The story takes place in LA, following the life of an insomniac art gallery owner, Susan, played by Amy Adams. She lives a picture perfect life. Clean, white, sterile with a handsome husband, she’s a successful career woman and her life is well tended. When her ex-husband Edward (Jake Gyllenhaal) sends over an early draft of his soon-to-be published novel, the story hits too close to home. Susan worries that the story is a veiled threat, and coupled with her inability to sleep, the tone of the film shifts from bright airy LA life, to something much darker.
In many ways the story doesn’t naturally lend itself well to filmic constraints partially due to its literary source material.
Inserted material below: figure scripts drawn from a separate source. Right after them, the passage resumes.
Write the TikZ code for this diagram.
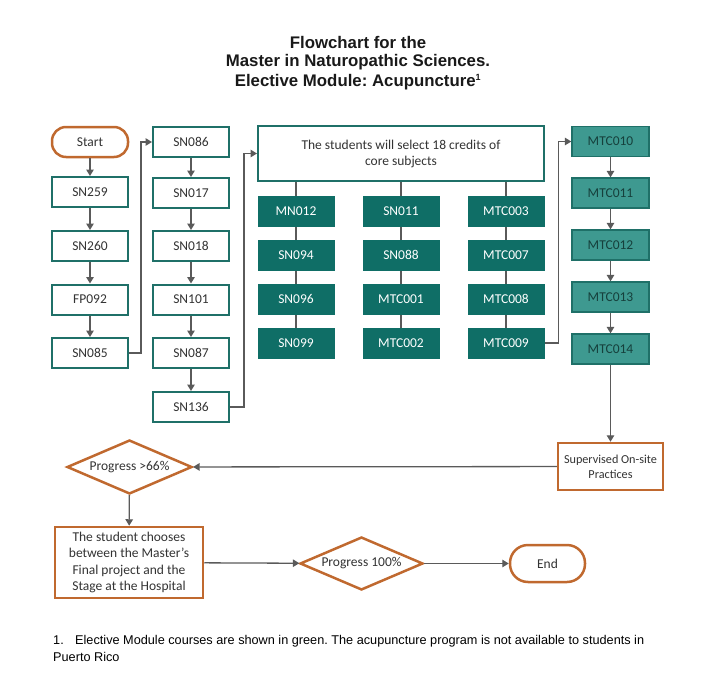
\documentclass[tikz,border=0pt]{standalone}
\usepackage{fontspec}
\setmainfont{Carlito}
\newfontfamily\titlefont{Liberation Sans}
\usetikzlibrary{shapes.geometric,arrows.meta}
\definecolor{tealline}{RGB}{31,112,104}
\definecolor{gridfill}{RGB}{15,110,102}
\definecolor{rightfill}{RGB}{62,153,144}
\definecolor{righttext}{RGB}{22,64,60}
\definecolor{orangeline}{RGB}{192,105,47}
\definecolor{conn}{RGB}{90,90,90}
\frenchspacing
\begin{document}
\begin{tikzpicture}[x=1pt,y=-1pt,
  every node/.style={font=\fontsize{13.5}{16}\selectfont, inner sep=0pt, align=center},
  ttl/.style={font=\titlefont\bfseries\fontsize{16.8}{19}\selectfont, text=black!90},
  obox/.style={draw=tealline, line width=2pt, fill=white, minimum width=76pt, minimum height=30pt, text=black!80},
  gbox/.style={draw=gridfill, line width=1pt, fill=gridfill, minimum width=76pt, minimum height=30pt, text=white},
  rbox/.style={draw=tealline, line width=1.3pt, fill=rightfill, minimum width=77pt, minimum height=30pt, text=righttext},
  term/.style={draw=orangeline, line width=2.5pt, fill=white, rounded corners=14pt, minimum height=30pt, text=black!80},
  obig/.style={draw=orangeline, line width=2.5pt, fill=white, text=black!80},
  dia/.style={diamond, aspect=2.3, draw=orangeline, line width=2.5pt, fill=white, text=black!80},
  arr/.style={draw=conn, line width=1.3pt, -{Triangle[width=7.5pt,length=6.5pt]}},
  ln/.style={draw=conn, line width=1.3pt}]
\path[use as bounding box] (0,0) rectangle (716,694);

% title
\node[ttl] (t1) at (358,42) {Flowchart for the};
\node[ttl] (t2) at (358,62) {Master in Naturopathic Sciences.};
\node[ttl] (t3) at (358,82) {Elective Module: Acupuncture\textsuperscript{\fontsize{9}{9}\selectfont 1}};

% column 1
\node[term, minimum width=76pt] (start) at (90,142) {Start};
\node[obox] (sn259) at (90,192) {SN259};
\node[obox] (sn260) at (90,246) {SN260};
\node[obox] (fp092) at (90,299.5) {FP092};
\node[obox] (sn085) at (90,353) {SN085};

% column 2
\node[obox] (sn086) at (191,142) {SN086};
\node[obox] (sn017) at (191,193) {SN017};
\node[obox] (sn018) at (191,246) {SN018};
\node[obox] (sn101) at (191,299.5) {SN101};
\node[obox] (sn087) at (191,353) {SN087};
\node[obox] (sn136) at (191,407) {SN136};

% big box
\node[obox, minimum width=286pt, minimum height=55pt] (core) at (401,153.5) {The students will select 18 credits of\\core subjects};

% grid
\node[gbox] (mn012) at (296,211) {MN012};
\node[gbox] (sn094) at (296,255) {SN094};
\node[gbox] (sn096) at (296,299) {SN096};
\node[gbox] (sn099) at (296,343) {SN099};
\node[gbox] (sn011) at (401,211) {SN011};
\node[gbox] (sn088) at (401,255) {SN088};
\node[gbox] (mtc001) at (401,299) {MTC001};
\node[gbox] (mtc002) at (401,343) {MTC002};
\node[gbox] (mtc003) at (506,211) {MTC003};
\node[gbox] (mtc007) at (506,255) {MTC007};
\node[gbox] (mtc008) at (506,299) {MTC008};
\node[gbox] (mtc009) at (506,343) {MTC009};

% right column
\node[rbox] (mtc010) at (610.5,141.5) {MTC010};
\node[rbox] (mtc011) at (610.5,193) {MTC011};
\node[rbox] (mtc012) at (610.5,245) {MTC012};
\node[rbox] (mtc013) at (610.5,297) {MTC013};
\node[rbox] (mtc014) at (610.5,349) {MTC014};

% lower part
\node[obig, minimum width=105pt, minimum height=47pt, font=\fontsize{12.2}{15}\selectfont] (sup) at (610.5,466.5) {Supervised On-site\\Practices};
\node[dia, minimum width=125pt, minimum height=54pt] (p66) at (129.5,467) {Progress >66\%};
\node[obig, minimum width=148pt, minimum height=71pt, font=\fontsize{13.5}{16.3}\selectfont] (choose) at (129,562.5) {The student chooses\\between the Master's\\Final project and the\\Stage at the Hospital};
\node[dia, minimum width=123pt, minimum height=53pt] (p100) at (361.5,563.5) {Progress 100\%};
\node[term, minimum width=75pt, minimum height=37pt, rounded corners=18pt] (end) at (547.5,563.5) {End};

% footnote
\node[anchor=west, align=left, font=\titlefont\fontsize{12.7}{17}\selectfont] (fn) at (53,648.5) {1.\hspace{0.9em}Elective Module courses are shown in green. The acupuncture program is not available to students in\\Puerto Rico};

% connectors column 1
\draw[arr] (start) -- (sn259);
\draw[arr] (sn259) -- (sn260);
\draw[arr] (sn260) -- (fp092);
\draw[arr] (fp092) -- (sn085);
\draw[arr] (sn085.east) -- ++(12,0) |- (sn086.west);
% column 2
\draw[arr] (sn086) -- (sn017);
\draw[arr] (sn017) -- (sn018);
\draw[arr] (sn018) -- (sn101);
\draw[arr] (sn101) -- (sn087);
\draw[arr] (sn087) -- (sn136);
\draw[arr] (sn136.east) -- ++(14,0) |- (core.west);
% grid lines
\draw[ln] (core.south -| mn012) -- (mn012);
\draw[ln] (mn012) -- (sn094);
\draw[ln] (sn094) -- (sn096);
\draw[ln] (sn096) -- (sn099);
\draw[ln] (core.south -| sn011) -- (sn011);
\draw[ln] (sn011) -- (sn088);
\draw[ln] (sn088) -- (mtc001);
\draw[ln] (mtc001) -- (mtc002);
\draw[ln] (core.south -| mtc003) -- (mtc003);
\draw[ln] (mtc003) -- (mtc007);
\draw[ln] (mtc007) -- (mtc008);
\draw[ln] (mtc008) -- (mtc009);
\draw[arr] (mtc009.east) -- ++(14,0) |- (mtc010.west);
% right column
\draw[arr] (mtc010) -- (mtc011);
\draw[arr] (mtc011) -- (mtc012);
\draw[arr] (mtc012) -- (mtc013);
\draw[arr] (mtc013) -- (mtc014);
\draw[arr] (mtc014) -- (sup);
% lower
\draw[arr] (sup) -- (p66);
\draw[arr] (p66) -- (choose);
\draw[arr] (choose) -- (p100);
\draw[arr] (p100) -- (end);
\end{tikzpicture}
\end{document}
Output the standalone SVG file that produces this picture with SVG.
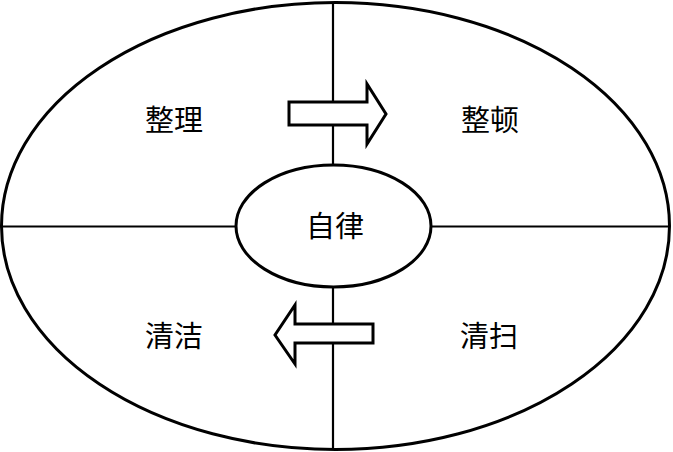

Nocturnal Animals is based on Tony and Susan, a 1993 novel from Austin Wright. But, as a film, Ford’s Nocturnal Animals is exceptionally crafted, with stylistic nods to Hitchcockian thrillers. Ford uses two overlapping narratives and he intercuts one into the other. There’s Susan’s curated LA life, and there’s the dark, atomised loneliness of Edward’s novel. Both narratives bleed into the other to create a violent, writerly, novelistic tale.
In Edward’s book, titled ‘Nocturnal Animals’, there’s a story about a man whose wife and daughter are kidnapped late at night on a desert highway. He’s impotent, unable to stop it happening, and Susan notices immediate parallels between this story and her life. Edward, still dealing with the end of their marriage, riffs on his grief to tell a hyper-real, violent version of his loss.
For Susan, reading the book late at night by flickering fire light, the nightmarish tone of the story invades her home, making sleep, already difficult, impossible. Ford cleverly uses Susan’s disconnect from reality to shape the way she perceives the novel. It’s not always easy to tell which story is the more important, or more real – Susan’s life as an art curator, or the story in Edward’s novel.
Stand Out Performance
Jake Gyllenhaal is excellent, although I don’t feel he tops his own insomniac tale, Nightcrawler. Amy Adams too is poised and her turn as Susan is notable for her quiet and restrained performance. But if Nocturnal Animals belongs to anyone, it belongs to Michael Shannon, already a favourite of mine, who enjoys a career defining performance. He plays a Texan lawman, hard bitten in all the right ways, tough, smart, and flawed. He’s a true vigilante, and for me, he’s the heart of the film.
Borrowing stylistically from the gloss and glare of Nicholas Winding Refn’s excellent The Neon Demon (2016), and at times a clear throwback to classic, genre thrillers, Ford follows up A Single Man (2009) with an inventive neo noir that’s beautiful, if a touch frayed around the edges.
Nocturnal Animals is a film full of violence, shocking imagery, and moments of real artistry. For those moments alone, the film is worth watching. Ford’s film is a bold exploration of the most hideous parts of humanity and it’ll keep you tossing and turning, counting headlights on the highway long into the wee hours.